Das halb ausgebrannte Haus wurde bereits freigegeben, täglich strömen hunderte trauernde Bewohner der Stadt und Schaulustige hin, legen Blumen und Kerzen aus und laufen die ausgebrannten Stockwerke auf und ab, in denen zentimeterhoch Asche liegt, wie auch halb verbrannte Schuhe und Kleidung. Manche nehmen Souvenirs mit, halb verbrannte Dinge, oder gar ganze, noch unbeschädigte Kästen. Auf die rußschwarzen Wände wurden mit weißer Kreide Parolen wie "Nein dem Faschismus" geschrieben. Die meisten Fenster sind zerschlagen, teilweise auch die Türen zwischen den Zimmern, aus denen die Menschen versuchten, vor den Flammen zu fliehen.

"Dieser Tag hat vieles verändert", sagt Jurij, der in einem Messergeschäft arbeitet. Es hätten zwar auch vorher kleinere Demonstrationen gegeben, aber nie derart gewaltsame Zusammenstöße. Und auch wenn es jetzt wieder ruhiger sei, so merke man doch, dass die Menschen sich zurückhalten und nach der Arbeit gleich nach Hause fahren.
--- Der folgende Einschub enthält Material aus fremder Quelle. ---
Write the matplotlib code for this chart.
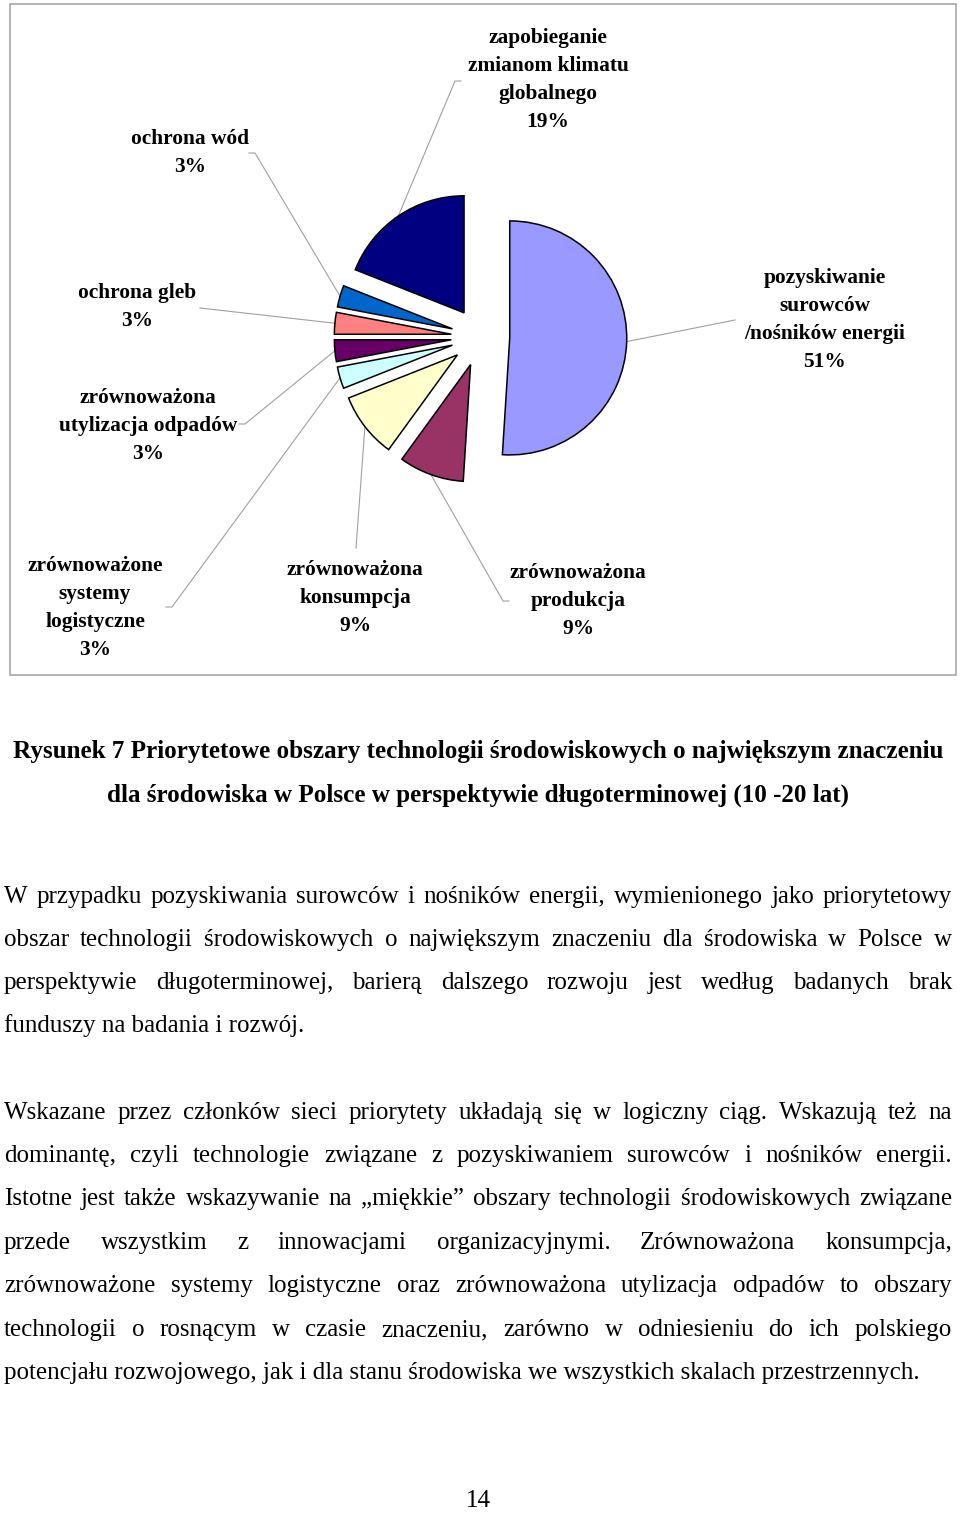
import matplotlib
matplotlib.use("Agg")
import matplotlib.pyplot as plt
import numpy as np
from matplotlib.patches import Rectangle

W, H = 960, 1514
SERIF = "Liberation Serif"

# pie data, clockwise from 12 o'clock
areas = [
    "pozyskiwanie\nsurowców\n/nośników energii",
    "zrównoważona\nprodukcja",
    "zrównoważona\nkonsumpcja",
    "zrównoważone\nsystemy\nlogistyczne",
    "zrównoważona\nutylizacja odpadów",
    "ochrona gleb",
    "ochrona wód",
    "zapobieganie\nzmianom klimatu\nglobalnego",
]
shares = [51, 9, 9, 3, 3, 3, 3, 19]
colors = ["#9999ff", "#993366", "#ffffcc", "#ccffff",
          "#660066", "#ff8080", "#0066cc", "#000080"]

# label centres and leader-line ends (page pixels, y down)
label_xy = [(825, 319), (578, 600), (355, 597), (95, 607),
            (148, 425), (137, 306), (190, 152), (548, 79)]
leader_end = [[(735, 320)], [(503, 601), (509, 601)], [(356, 548)],
              [(172, 607), (166, 607)], [(245, 424), (239, 424)],
              [(200, 308)], [(255, 153), (249, 153)], [(455, 81), (461, 81)]]

caption = [
    "Rysunek 7 Priorytetowe obszary technologii środowiskowych o największym znaczeniu",
    "dla środowiska w Polsce w perspektywie długoterminowej (10 -20 lat)",
]

paragraphs = [
    ["W przypadku pozyskiwania surowców i nośników energii, wymienionego jako priorytetowy",
     "obszar technologii środowiskowych o największym znaczeniu dla środowiska w Polsce w",
     "perspektywie długoterminowej, barierą dalszego rozwoju jest według badanych brak",
     "funduszy na badania i rozwój."],
    ["Wskazane przez członków sieci priorytety układają się w logiczny ciąg. Wskazują też na",
     "dominantę, czyli technologie związane z pozyskiwaniem surowców i nośników energii.",
     "Istotne jest także wskazywanie na „miękkie” obszary technologii środowiskowych związane",
     "przede wszystkim z innowacjami organizacyjnymi. Zrównoważona konsumpcja,",
     "zrównoważone systemy logistyczne oraz zrównoważona utylizacja odpadów to obszary",
     "technologii o rosnącym w czasie znaczeniu, zarówno w odniesieniu do ich polskiego",
     "potencjału rozwojowego, jak i dla stanu środowiska we wszystkich skalach przestrzennych."],
]
para_baselines = [[903, 946, 989, 1032],
                  [1119, 1162, 1205, 1249, 1292, 1336, 1379]]
page_number = "14"

fig = plt.figure(figsize=(W / 100, H / 100), dpi=100)
fig.patch.set_facecolor("white")

ov = fig.add_axes([0, 0, 1, 1])
ov.set_xlim(0, W)
ov.set_ylim(H, 0)
ov.axis("off")
renderer = fig.canvas.get_renderer()


def fit_size(text, target, weight="normal"):
    t = ov.text(0, 0, text, fontsize=10, family=SERIF, weight=weight)
    w = t.get_window_extent(renderer).width
    t.remove()
    return 10 * target / w


# pie, in units of one radius (117 px)
R = 117
cx, cy, s = 480.5, 337, 200
pax = fig.add_axes([(cx - s) / W, 1 - (cy + s) / H, 2 * s / W, 2 * s / H])
wedges, _ = pax.pie(shares, colors=colors, startangle=90, counterclock=False,
                    explode=[0.25] * len(shares), radius=1,
                    wedgeprops=dict(edgecolor="black", linewidth=1.1))
pax.set_xlim(-s / R, s / R)
pax.set_ylim(-s / R, s / R)
pax.axis("off")

# frame round the chart
ov.add_patch(Rectangle((10, 4), 946, 671, fill=False, edgecolor="#a8a8a8", lw=1.2))

lab_size = fit_size("utylizacja odpadów", 178, "bold")
to_ov = pax.transData + ov.transData.inverted()
for w, name, v, (lx, ly), ends in zip(wedges, areas, shares, label_xy, leader_end):
    mid = np.deg2rad((w.theta1 + w.theta2) / 2)
    px, py = to_ov.transform((w.center[0] + w.r * np.cos(mid),
                              w.center[1] + w.r * np.sin(mid)))
    xs = [px] + [e[0] for e in ends]
    ys = [py] + [e[1] for e in ends]
    ov.plot(xs, ys, color="#a0a0a0", lw=0.8, zorder=1)
    lines = f"{name}\n{v}%".split("\n")
    n = len(lines)
    for i, ln in enumerate(lines):
        ov.text(lx, ly + (i - (n - 1) / 2) * 28 + 6, ln, fontsize=lab_size,
                family=SERIF, weight="bold", ha="center", va="baseline")

cap_size = fit_size(caption[0], 931, "bold")
for ln, yb in zip(caption, [758, 802]):
    ov.text(478, yb, ln, fontsize=cap_size, family=SERIF, weight="bold",
            ha="center", va="baseline")

body_size = fit_size(paragraphs[1][-1], 918)
LEFT, RIGHT = 4, 952
for lines, bases in zip(paragraphs, para_baselines):
    for k, (ln, yb) in enumerate(zip(lines, bases)):
        if k == len(lines) - 1:
            ov.text(LEFT, yb, ln, fontsize=body_size, family=SERIF, va="baseline")
            continue
        words = ln.split()
        texts = [ov.text(0, yb, wd, fontsize=body_size, family=SERIF, va="baseline")
                 for wd in words]
        widths = [t.get_window_extent(renderer).width for t in texts]
        gap = (RIGHT - LEFT - sum(widths)) / (len(words) - 1)
        x = LEFT
        for t, wd in zip(texts, widths):
            t.set_x(x)
            x += wd + gap

ov.text(478, 1512, page_number, fontsize=body_size, family=SERIF,
        ha="center", va="bottom")

fig.savefig("out.png", dpi=100, facecolor="white")
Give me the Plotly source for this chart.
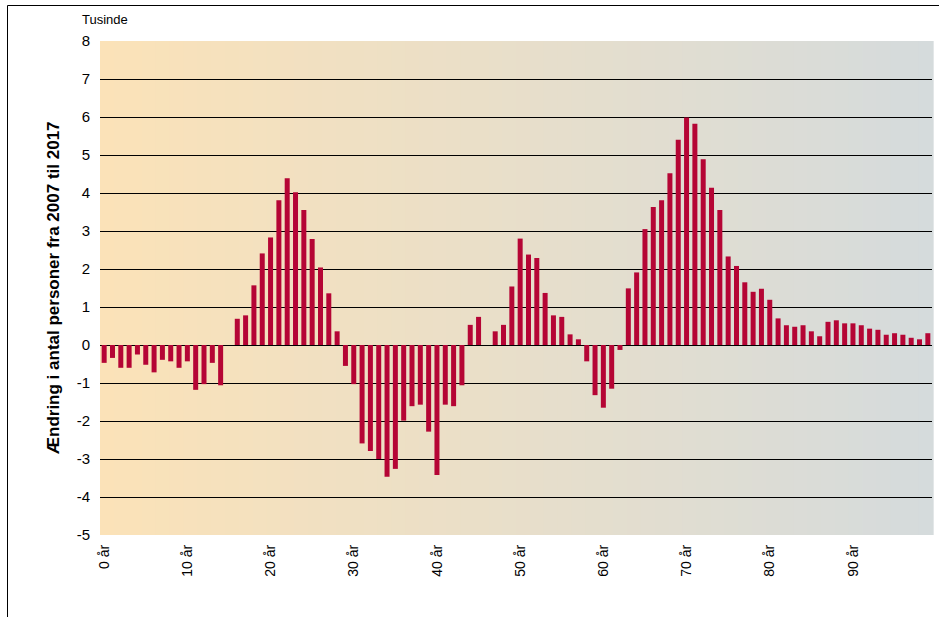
import plotly.graph_objects as go

ages = list(range(100))
change = [
    -0.47, -0.34, -0.60, -0.60, -0.25, -0.52, -0.72, -0.39, -0.43, -0.60,
    -0.43, -1.18, -1.03, -0.47, -1.06, 0.00, 0.69, 0.78, 1.57, 2.41,
    2.83, 3.81, 4.39, 4.02, 3.55, 2.79, 2.04, 1.36, 0.36, -0.55,
    -1.03, -2.59, -2.79, -3.00, -3.47, -3.26, -1.99, -1.61, -1.57, -2.28,
    -3.42, -1.57, -1.61, -1.06, 0.53, 0.74, 0.00, 0.36, 0.53, 1.54,
    2.80, 2.38, 2.29, 1.37, 0.78, 0.74, 0.28, 0.15, -0.43, -1.32,
    -1.65, -1.15, -0.13, 1.49, 1.91, 3.05, 3.63, 3.81, 4.52, 5.40,
    5.99, 5.82, 4.89, 4.14, 3.55, 2.33, 2.08, 1.65, 1.40, 1.48,
    1.19, 0.70, 0.52, 0.48, 0.52, 0.36, 0.23, 0.61, 0.65, 0.57,
    0.57, 0.52, 0.43, 0.40, 0.27, 0.31, 0.27, 0.19, 0.15, 0.31,
]
tick_vals = list(range(0, 100, 10))
tick_text = [f"{v} år" for v in tick_vals]
y_ticks = list(range(-5, 9))
y_tick_text = [str(v) for v in y_ticks]

FONT = "Arial, Liberation Sans, sans-serif"

fig = go.Figure()
fig.add_trace(go.Bar(x=ages, y=change, marker=dict(color="#b50535", line=dict(width=0)),
                     hoverinfo="x+y"))

# background gradient (orange-cream -> light grey) as vertical strips
c0 = (251, 226, 184)
c1 = (213, 219, 220)
n = 60
shapes = []
for i in range(n):
    t = i / (n - 1)
    c = tuple(round(c0[k] + (c1[k] - c0[k]) * t) for k in range(3))
    shapes.append(dict(type="rect", xref="x domain", yref="y domain",
                       x0=i / n, x1=(i + 1) / n + 0.002, y0=0, y1=1,
                       fillcolor=f"rgb{c}", line=dict(width=0), layer="below"))

# outer frame
W, H = 832, 494
shapes.append(dict(type="rect", xref="paper", yref="paper",
                   x0=(7.5 - 100) / W, x1=(945 - 100) / W,
                   y0=-(640 - 535) / H, y1=1 + (41 - 5.5) / H,
                   line=dict(color="black", width=1), fillcolor="rgba(0,0,0,0)"))

fig.update_layout(
    width=939, height=617,
    margin=dict(l=100, r=7, t=41, b=82),
    paper_bgcolor="white", plot_bgcolor="rgba(0,0,0,0)",
    bargap=0.4, showlegend=False,
    font=dict(family=FONT, size=14, color="black"),
    shapes=shapes,
    xaxis=dict(range=[-0.5, 99.5], tickvals=tick_vals, ticktext=tick_text,
               tickangle=-90, showgrid=False, zeroline=False, showline=False,
               ticks="", tickfont=dict(size=14), ticklabelstandoff=6),
    yaxis=dict(range=[-5, 8], tickvals=y_ticks, ticktext=y_tick_text, showgrid=True,
               gridcolor="black", gridwidth=1, zeroline=True, zerolinecolor="black",
               zerolinewidth=1, showline=False, ticks="", tickfont=dict(size=15),
               ticklabelstandoff=9),
    annotations=[
        dict(text="Tusinde", xref="paper", yref="paper", x=(80 - 100) / W,
             y=1 + (41 - 20) / H, xanchor="left", yanchor="middle",
             showarrow=False, font=dict(size=13)),
        dict(text="<b>Ændring i antal personer fra 2007 til 2017</b>", xref="paper",
             yref="paper", x=(53 - 100) / W, y=0.5, textangle=-90,
             xanchor="center", yanchor="middle", showarrow=False,
             font=dict(size=17)),
    ],
)

fig.write_html("out.html", config={"displayModeBar": False},
               post_script="document.body.style.margin='0';document.body.style.overflow='hidden';")
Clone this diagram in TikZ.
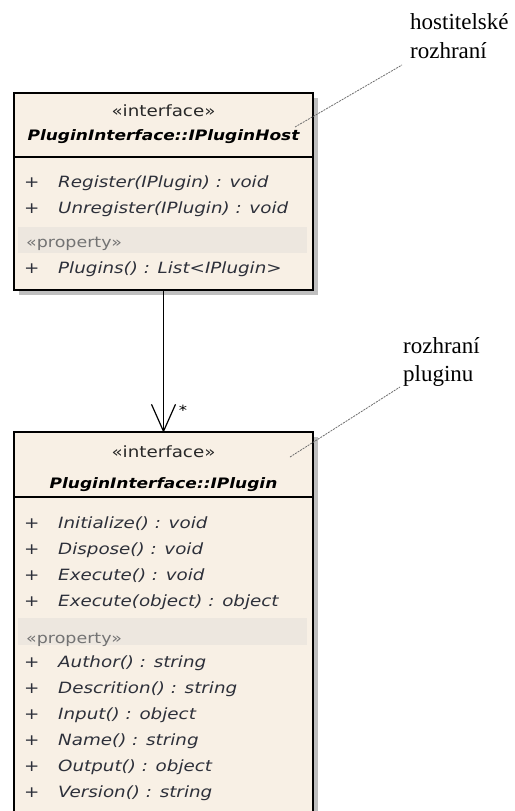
\documentclass[tikz,border=0pt]{standalone}
\usepackage{fontspec}
\setmainfont{Liberation Serif}
\newfontfamily\umlfont[FakeStretch=1.18]{DejaVu Sans}
\usetikzlibrary{shadows}
\definecolor{boxfill}{RGB}{248,240,229}
\definecolor{bandfill}{RGB}{237,231,223}
\definecolor{optext}{RGB}{45,48,58}
\definecolor{stereo}{RGB}{40,40,40}
\definecolor{propgray}{RGB}{115,115,115}
\definecolor{notegray}{RGB}{110,110,110}
\begin{document}
\begin{tikzpicture}[x=1pt,y=-1pt,
  umlbox/.style={draw=black, line width=1.4pt, fill=boxfill, inner sep=0pt,
    minimum width=299pt, drop shadow={shadow xshift=5pt, shadow yshift=-5pt, fill=black!25, opacity=1}},
  divider/.style={line width=1.2pt},
  band/.style={fill=bandfill, draw=none},
  stereotype/.style={anchor=base, inner sep=0pt, text=stereo, font=\umlfont\fontsize{15.5}{16}\selectfont},
  classname/.style={anchor=base, inner sep=0pt, text=black, font=\umlfont\bfseries\itshape\fontsize{14.4}{16}\selectfont},
  vis/.style={anchor=base west, inner sep=0pt, text=optext, font=\umlfont\fontsize{15.5}{16}\selectfont},
  op/.style={anchor=base west, inner sep=0pt, text=optext, font=\umlfont\itshape\fontsize{15.5}{16}\selectfont},
  prop/.style={anchor=base west, inner sep=0pt, text=propgray, font=\umlfont\fontsize{14.8}{16}\selectfont},
  notetext/.style={anchor=base west, inner sep=0pt, text=black, font=\fontsize{23}{28}\selectfont},
  noteline/.style={draw=notegray, line width=0.8pt, dash pattern=on 2pt off 1pt},
  assoc/.style={line width=1.2pt}]
\clip (0,0) rectangle (514,811);
\fill[white] (0,0) rectangle (514,811);

% ---------- IPluginHost ----------
\node[umlbox, minimum height=197pt] (host) at (163.5,191.5) {};
\draw[divider] (host.west |- 0,157) -- (host.east |- 0,157);
\fill[band] (18,227) rectangle (307,253);
\node[stereotype] (hst) at (163.5,116) {«interface»};
\node[classname] (hname) at (163.5,140) {PluginInterface::IPluginHost};
\node[vis] (hv1) at (24,187) {+};
\node[op]  (ho1) at (58,187) {Register(IPlugin) : void};
\node[vis] (hv2) at (24,213) {+};
\node[op]  (ho2) at (58,213) {Unregister(IPlugin) : void};
\node[prop] (hprop) at (26,247) {«property»};
\node[vis] (hv3) at (24,273) {+};
\node[op]  (ho3) at (58,273) {Plugins() : List<IPlugin>};

% ---------- IPlugin ----------
\node[umlbox, minimum height=383pt] (plugin) at (163.5,623.5) {};
\draw[divider] (plugin.west |- 0,497) -- (plugin.east |- 0,497);
\fill[band] (18,618) rectangle (307,645);
\node[stereotype] (pst) at (163.5,457) {«interface»};
\node[classname] (pname) at (163.5,488) {PluginInterface::IPlugin};
\node[vis] (pv1) at (24,528) {+};
\node[op]  (po1) at (58,528) {Initialize() : void};
\node[vis] (pv2) at (24,554) {+};
\node[op]  (po2) at (58,554) {Dispose() : void};
\node[vis] (pv3) at (24,580) {+};
\node[op]  (po3) at (58,580) {Execute() : void};
\node[vis] (pv4) at (24,606) {+};
\node[op]  (po4) at (58,606) {Execute(object) : object};
\node[prop] (pprop) at (26,643) {«property»};
\node[vis] (pv5) at (24,667) {+};
\node[op]  (po5) at (58,667) {Author() : string};
\node[vis] (pv6) at (24,693) {+};
\node[op]  (po6) at (58,693) {Descrition() : string};
\node[vis] (pv7) at (24,719) {+};
\node[op]  (po7) at (58,719) {Input() : object};
\node[vis] (pv8) at (24,745) {+};
\node[op]  (po8) at (58,745) {Name() : string};
\node[vis] (pv9) at (24,771) {+};
\node[op]  (po9) at (58,771) {Output() : object};
\node[vis] (pv10) at (24,797) {+};
\node[op]  (po10) at (58,797) {Version() : string};

% ---------- association ----------
\draw[assoc] (host.south) -- (plugin.north);
\draw[assoc] (plugin.north) ++(-12,-27) -- (plugin.north) -- ++(12,-27);
\node[font=\umlfont\fontsize{14}{14}\selectfont, inner sep=0pt] (mult) at (183,410) {*};

% ---------- notes ----------
\node[notetext] (n1a) at (410,29) {hostitelské};
\node[notetext] (n1b) at (410,58) {rozhraní};
\coordinate (n1s) at (295,127);
\coordinate (n1e) at (402,65);
\draw[noteline] (n1s) -- (n1e);

\node[notetext] (n2a) at (403,353) {rozhraní};
\node[notetext] (n2b) at (403,381) {pluginu};
\coordinate (n2s) at (290,457);
\coordinate (n2e) at (400,387);
\draw[noteline] (n2s) -- (n2e);
\end{tikzpicture}
\end{document}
"Die Menschen hier lieben Frieden über alles", meint Walerij, ein Sicherheitsexperte. Der zweite Mai sei eine gezielte Provokation gewesen, ist er überzeugt. Denn: "Hier tragen wir unsere Differenzen mit Worten aus - bei Schaschlik am Strand und einem Glas Cognac. Aber sicher nicht mit Waffen." Für ihn als alteingesessenem Bewohner von Odessa sei es schmerzhaft zu beobachten, wie gezielt die Ukrainer in zwei Lager gespalten würden. Den Westen und Südosten der Ukraine vergleicht er mit einem alten Ehepaar. Und dieses täte gut daran, den Nachbarn links und rechts nicht mehr zu glauben als einander - und ohne Einflüsterer wieder zueinanderzufinden. Ob die Versöhnung klappt, könne er nicht voraussagen. "Ich kann nur darauf hoffen."